Make an exact copy of all the records.

## begin RECORDS FOR PROCESSING

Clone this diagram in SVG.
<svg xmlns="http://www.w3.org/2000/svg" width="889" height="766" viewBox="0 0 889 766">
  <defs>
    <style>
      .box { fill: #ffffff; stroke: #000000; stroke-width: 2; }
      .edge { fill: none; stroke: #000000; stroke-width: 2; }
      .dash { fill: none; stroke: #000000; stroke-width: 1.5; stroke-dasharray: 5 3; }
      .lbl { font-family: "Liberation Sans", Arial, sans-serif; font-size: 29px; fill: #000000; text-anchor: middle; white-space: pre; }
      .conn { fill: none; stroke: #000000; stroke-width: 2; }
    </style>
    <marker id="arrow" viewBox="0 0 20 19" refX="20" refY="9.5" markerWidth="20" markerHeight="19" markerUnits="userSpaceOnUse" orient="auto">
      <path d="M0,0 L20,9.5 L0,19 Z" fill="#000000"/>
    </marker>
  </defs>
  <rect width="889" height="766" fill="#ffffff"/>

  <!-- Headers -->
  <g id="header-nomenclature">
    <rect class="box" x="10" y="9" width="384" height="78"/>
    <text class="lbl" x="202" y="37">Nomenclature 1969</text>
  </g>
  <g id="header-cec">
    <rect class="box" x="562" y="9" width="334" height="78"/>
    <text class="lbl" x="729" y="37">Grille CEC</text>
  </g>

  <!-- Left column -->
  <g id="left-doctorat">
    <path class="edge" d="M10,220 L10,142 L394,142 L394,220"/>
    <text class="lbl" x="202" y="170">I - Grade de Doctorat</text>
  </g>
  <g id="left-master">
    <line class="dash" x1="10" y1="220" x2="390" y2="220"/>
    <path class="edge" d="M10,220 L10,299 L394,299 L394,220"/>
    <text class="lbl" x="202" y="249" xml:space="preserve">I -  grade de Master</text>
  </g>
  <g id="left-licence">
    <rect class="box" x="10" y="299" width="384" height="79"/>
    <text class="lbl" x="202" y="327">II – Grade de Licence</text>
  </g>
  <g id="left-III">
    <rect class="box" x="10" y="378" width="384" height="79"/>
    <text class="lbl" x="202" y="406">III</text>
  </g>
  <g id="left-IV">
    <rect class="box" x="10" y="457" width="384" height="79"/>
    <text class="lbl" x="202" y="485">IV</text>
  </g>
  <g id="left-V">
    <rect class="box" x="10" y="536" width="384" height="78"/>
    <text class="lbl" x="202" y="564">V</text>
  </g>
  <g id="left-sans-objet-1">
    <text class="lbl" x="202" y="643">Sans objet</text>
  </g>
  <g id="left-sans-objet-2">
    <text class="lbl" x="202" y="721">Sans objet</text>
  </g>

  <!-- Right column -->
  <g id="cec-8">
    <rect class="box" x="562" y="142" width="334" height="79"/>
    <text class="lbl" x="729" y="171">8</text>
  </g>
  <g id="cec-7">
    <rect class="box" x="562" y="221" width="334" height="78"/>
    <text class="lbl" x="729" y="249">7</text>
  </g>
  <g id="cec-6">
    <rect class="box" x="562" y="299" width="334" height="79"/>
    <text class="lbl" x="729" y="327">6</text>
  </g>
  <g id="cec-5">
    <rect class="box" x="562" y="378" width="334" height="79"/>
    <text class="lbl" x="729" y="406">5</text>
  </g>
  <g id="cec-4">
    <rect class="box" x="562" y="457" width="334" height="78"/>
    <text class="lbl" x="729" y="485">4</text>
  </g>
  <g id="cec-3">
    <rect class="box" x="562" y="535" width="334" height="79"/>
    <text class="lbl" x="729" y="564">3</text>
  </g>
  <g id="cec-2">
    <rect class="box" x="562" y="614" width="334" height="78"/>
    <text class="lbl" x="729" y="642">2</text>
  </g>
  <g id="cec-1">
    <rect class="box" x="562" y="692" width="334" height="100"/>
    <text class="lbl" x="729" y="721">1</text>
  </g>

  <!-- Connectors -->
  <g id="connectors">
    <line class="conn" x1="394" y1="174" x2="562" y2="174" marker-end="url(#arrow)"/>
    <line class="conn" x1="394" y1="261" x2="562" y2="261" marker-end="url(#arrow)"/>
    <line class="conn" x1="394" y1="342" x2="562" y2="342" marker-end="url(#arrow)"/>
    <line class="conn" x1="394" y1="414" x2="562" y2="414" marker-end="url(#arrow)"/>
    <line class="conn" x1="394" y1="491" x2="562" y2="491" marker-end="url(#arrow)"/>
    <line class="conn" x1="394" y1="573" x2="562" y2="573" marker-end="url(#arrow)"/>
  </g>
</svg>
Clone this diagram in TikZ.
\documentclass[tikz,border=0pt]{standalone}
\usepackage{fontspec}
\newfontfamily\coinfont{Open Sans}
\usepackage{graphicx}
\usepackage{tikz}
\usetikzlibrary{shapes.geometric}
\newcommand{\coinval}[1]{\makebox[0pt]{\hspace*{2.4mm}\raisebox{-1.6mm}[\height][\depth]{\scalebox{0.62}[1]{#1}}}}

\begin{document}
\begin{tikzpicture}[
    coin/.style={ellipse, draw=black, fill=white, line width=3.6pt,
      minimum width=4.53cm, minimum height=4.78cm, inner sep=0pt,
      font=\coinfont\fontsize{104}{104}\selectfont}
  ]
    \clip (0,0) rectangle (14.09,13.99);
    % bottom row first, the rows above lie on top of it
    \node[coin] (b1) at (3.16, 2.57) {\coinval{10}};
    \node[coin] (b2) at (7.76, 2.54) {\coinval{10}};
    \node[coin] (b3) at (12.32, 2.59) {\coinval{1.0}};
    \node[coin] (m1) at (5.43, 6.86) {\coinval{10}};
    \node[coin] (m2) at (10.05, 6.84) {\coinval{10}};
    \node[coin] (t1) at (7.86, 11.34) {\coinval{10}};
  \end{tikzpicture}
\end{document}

## end RECORDS FOR PROCESSING

_EXERCISE OUTPUT:_
Clone this diagram in SVG.
<svg xmlns="http://www.w3.org/2000/svg" width="889" height="766" viewBox="0 0 889 766">
  <defs>
    <style>
      .box { fill: #ffffff; stroke: #000000; stroke-width: 2; }
      .edge { fill: none; stroke: #000000; stroke-width: 2; }
      .dash { fill: none; stroke: #000000; stroke-width: 1.5; stroke-dasharray: 5 3; }
      .lbl { font-family: "Liberation Sans", Arial, sans-serif; font-size: 29px; fill: #000000; text-anchor: middle; white-space: pre; }
      .conn { fill: none; stroke: #000000; stroke-width: 2; }
    </style>
    <marker id="arrow" viewBox="0 0 20 19" refX="20" refY="9.5" markerWidth="20" markerHeight="19" markerUnits="userSpaceOnUse" orient="auto">
      <path d="M0,0 L20,9.5 L0,19 Z" fill="#000000"/>
    </marker>
  </defs>
  <rect width="889" height="766" fill="#ffffff"/>

  <!-- Headers -->
  <g id="header-nomenclature">
    <rect class="box" x="10" y="9" width="384" height="78"/>
    <text class="lbl" x="202" y="37">Nomenclature 1969</text>
  </g>
  <g id="header-cec">
    <rect class="box" x="562" y="9" width="334" height="78"/>
    <text class="lbl" x="729" y="37">Grille CEC</text>
  </g>

  <!-- Left column -->
  <g id="left-doctorat">
    <path class="edge" d="M10,220 L10,142 L394,142 L394,220"/>
    <text class="lbl" x="202" y="170">I - Grade de Doctorat</text>
  </g>
  <g id="left-master">
    <line class="dash" x1="10" y1="220" x2="390" y2="220"/>
    <path class="edge" d="M10,220 L10,299 L394,299 L394,220"/>
    <text class="lbl" x="202" y="249" xml:space="preserve">I -  grade de Master</text>
  </g>
  <g id="left-licence">
    <rect class="box" x="10" y="299" width="384" height="79"/>
    <text class="lbl" x="202" y="327">II – Grade de Licence</text>
  </g>
  <g id="left-III">
    <rect class="box" x="10" y="378" width="384" height="79"/>
    <text class="lbl" x="202" y="406">III</text>
  </g>
  <g id="left-IV">
    <rect class="box" x="10" y="457" width="384" height="79"/>
    <text class="lbl" x="202" y="485">IV</text>
  </g>
  <g id="left-V">
    <rect class="box" x="10" y="536" width="384" height="78"/>
    <text class="lbl" x="202" y="564">V</text>
  </g>
  <g id="left-sans-objet-1">
    <text class="lbl" x="202" y="643">Sans objet</text>
  </g>
  <g id="left-sans-objet-2">
    <text class="lbl" x="202" y="721">Sans objet</text>
  </g>

  <!-- Right column -->
  <g id="cec-8">
    <rect class="box" x="562" y="142" width="334" height="79"/>
    <text class="lbl" x="729" y="171">8</text>
  </g>
  <g id="cec-7">
    <rect class="box" x="562" y="221" width="334" height="78"/>
    <text class="lbl" x="729" y="249">7</text>
  </g>
  <g id="cec-6">
    <rect class="box" x="562" y="299" width="334" height="79"/>
    <text class="lbl" x="729" y="327">6</text>
  </g>
  <g id="cec-5">
    <rect class="box" x="562" y="378" width="334" height="79"/>
    <text class="lbl" x="729" y="406">5</text>
  </g>
  <g id="cec-4">
    <rect class="box" x="562" y="457" width="334" height="78"/>
    <text class="lbl" x="729" y="485">4</text>
  </g>
  <g id="cec-3">
    <rect class="box" x="562" y="535" width="334" height="79"/>
    <text class="lbl" x="729" y="564">3</text>
  </g>
  <g id="cec-2">
    <rect class="box" x="562" y="614" width="334" height="78"/>
    <text class="lbl" x="729" y="642">2</text>
  </g>
  <g id="cec-1">
    <rect class="box" x="562" y="692" width="334" height="100"/>
    <text class="lbl" x="729" y="721">1</text>
  </g>

  <!-- Connectors -->
  <g id="connectors">
    <line class="conn" x1="394" y1="174" x2="562" y2="174" marker-end="url(#arrow)"/>
    <line class="conn" x1="394" y1="261" x2="562" y2="261" marker-end="url(#arrow)"/>
    <line class="conn" x1="394" y1="342" x2="562" y2="342" marker-end="url(#arrow)"/>
    <line class="conn" x1="394" y1="414" x2="562" y2="414" marker-end="url(#arrow)"/>
    <line class="conn" x1="394" y1="491" x2="562" y2="491" marker-end="url(#arrow)"/>
    <line class="conn" x1="394" y1="573" x2="562" y2="573" marker-end="url(#arrow)"/>
  </g>
</svg>
Clone this diagram in TikZ.
\documentclass[tikz,border=0pt]{standalone}
\usepackage{fontspec}
\newfontfamily\coinfont{Open Sans}
\usepackage{graphicx}
\usepackage{tikz}
\usetikzlibrary{shapes.geometric}
\newcommand{\coinval}[1]{\makebox[0pt]{\hspace*{2.4mm}\raisebox{-1.6mm}[\height][\depth]{\scalebox{0.62}[1]{#1}}}}

\begin{document}
\begin{tikzpicture}[
    coin/.style={ellipse, draw=black, fill=white, line width=3.6pt,
      minimum width=4.53cm, minimum height=4.78cm, inner sep=0pt,
      font=\coinfont\fontsize{104}{104}\selectfont}
  ]
    \clip (0,0) rectangle (14.09,13.99);
    % bottom row first, the rows above lie on top of it
    \node[coin] (b1) at (3.16, 2.57) {\coinval{10}};
    \node[coin] (b2) at (7.76, 2.54) {\coinval{10}};
    \node[coin] (b3) at (12.32, 2.59) {\coinval{1.0}};
    \node[coin] (m1) at (5.43, 6.86) {\coinval{10}};
    \node[coin] (m2) at (10.05, 6.84) {\coinval{10}};
    \node[coin] (t1) at (7.86, 11.34) {\coinval{10}};
  \end{tikzpicture}
\end{document}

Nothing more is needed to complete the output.